La visione antropologica della fotografa napoletana emerge nell’atemporalità dei volti, corpi, gesti, segni di qualcosa che è stato e del misterico che lo continua… la complessità dell’immaginario meridionale che riporta a margine dell’esistente è una messa a nudo di rabbie, rassegnazioni, favole… che si scagliano contro gli assoluti della storia e ogni immagine sembra scaturire dalla commedia dell’arte. Qui la fotografia diserta la speculazione e alle verità che sconcertano non oppone quelle che consolano, ma quelle di una religiosità senza interrogativi, solo interpretazioni… una civiltà che si perde nelle tracce dell’uomo non viene a patti col suo pianto, né si dichiara sconfitta in eterno… non c’è rimpianto né gioia nei protagonisti di tanta significativa bellezza, solo impudenza, volubilità, voluttà… e i giusti, gli ingiusti, gli ingenui sono depositati nelle maschere che riflettono le persone… per credere nella realtà della salvezza eterna o della sua espiazione, bisogna innanzitutto credere o sognare i vezzi panici della sua caduta.
I tagli fotografici, le inquadrature, le improvvisazioni estetiche/etiche della Russo esprimono una poetica sapienziale di notevole rilievo… decodificano simboli, simulacri, fenomeni dell’eterno e li riportano all’uguale… i significati delle immagini sono magici, mediazioni fra l’uomo e il mondo. Anche le allucinazioni o l’immaginazione dell’impalpabile diventano vere e decifrano la storia che esse significano. Le fotografie così fatte tracciano un percorso, riesumano un’impronta e alla maniera delle immagini delle caverne o dei graffiti paleolitici (incisioni rupestri) riportano alla coscienza rituale preistorica.
Reintroducono il magico nella tradizione e ne prendono il posto.
La fotografia mediterranea o magica della Russo è al tempo stesso il risultato culturale di un evento “miracoloso” e la lotta ancestrale che lo sottende… ogni passaggio fotografico rovescia le forme/significati dalle quali parte e la simbiosi tra fotografa e ritrattati si specchia nella potenza visionaria, mistica, passionale che si rovescia in vita quotidiana. Poiché le immagini ci legano alle tracce della nostra esistenza, non ci si può staccare dalle immagini senza aver in precedenza disvelato ignoranze, servitù o indecenze dei potenti che ne impediscono la liberazione.
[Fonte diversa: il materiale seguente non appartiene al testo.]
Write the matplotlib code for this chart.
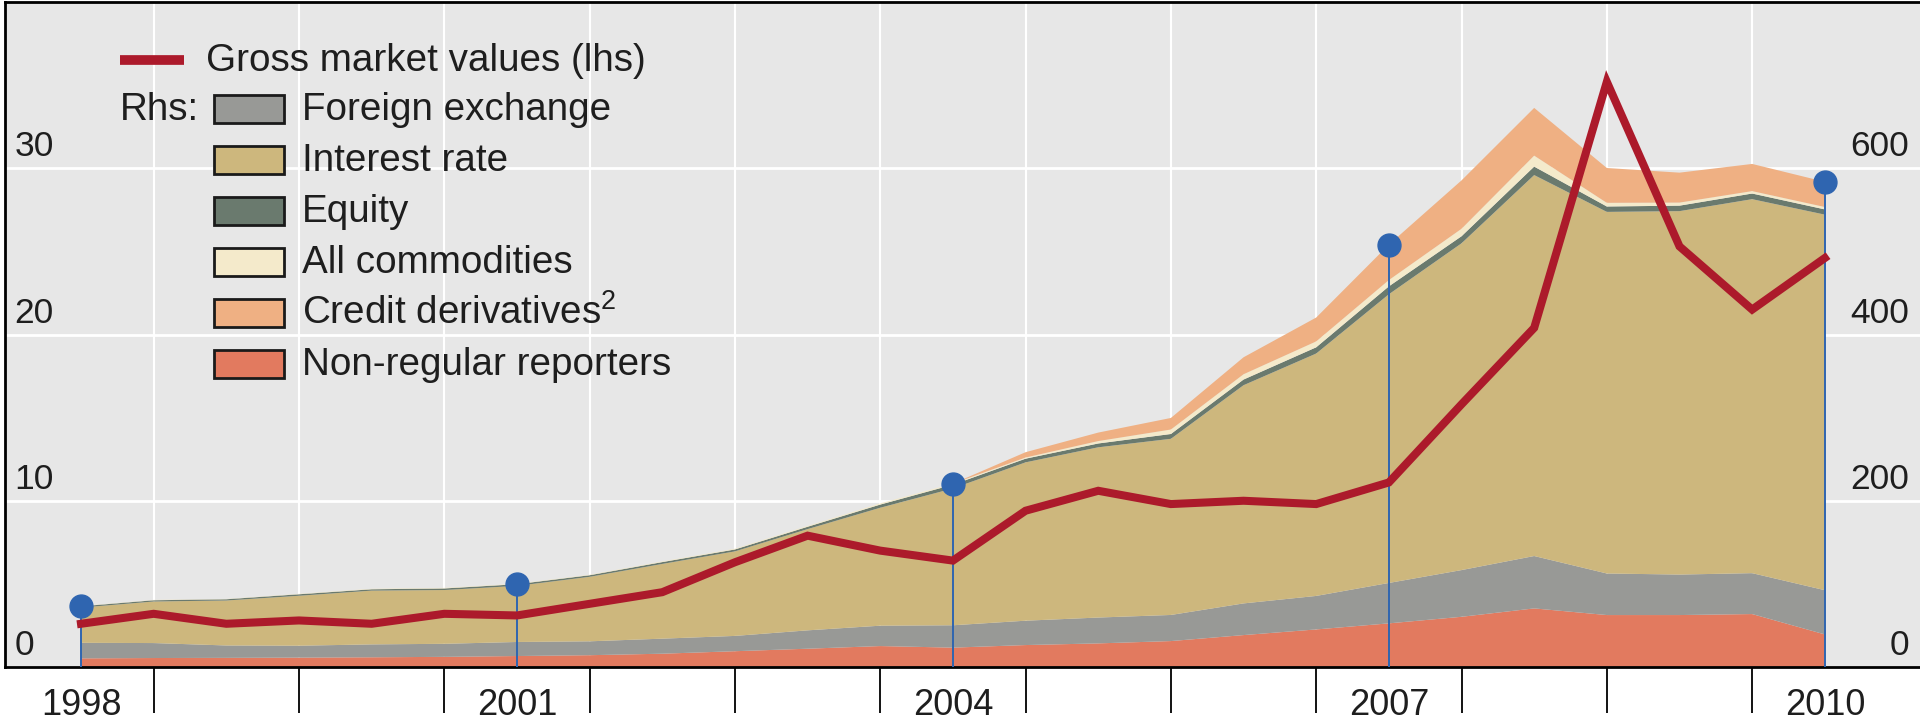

Si avvicina alla liberazione chiunque si levi contro le stigmate del dolore e aderisce o attenta alla fine di ogni crudeltà… il magico è imprendibile e fa tremare chi non lo conosce o né fa un atto di coraggio e mette fine allo spavento che lo attanaglia alla genuflessione sul filo dei secoli.
A un certo grado di qualità, la “dolce anarchia” della fotografia è una poetica eversiva in grado di scardinare e di riscattare tutte le altre. I soli a sedurci sono i fotografi che si sono chiamati fuori da ogni perdizione mercantile e hanno dato un senso alla storia della fotografia e a loro stessi. La fotografia che vale si afferma soltanto grazie ad atti di provocazione, a sconsacrazioni del ridicolo, a fioriture dell’incurabile… quando partecipa alla distruzione degli idoli, porta con sé anche quella dei pregiudizi… fotografare è una cosa, sapere come (e cosa fotografare), un’altra. Nella raffinatezza plebea della fotografia di strada c’è la ruggine di tutti i passati e il sangue innocente versato dall’infamia di ogni tirannia… l’avvenire appartiene alle periferie della terra e là dove tutto è perduto restano i canti dei “barbari”, le piste dei sogni o i popoli in rivolta incapaci di accordarsi alla ferocia della civiltà dello spettacolo. La libertà (non solo) in fotografia non ci concede, ci si prende.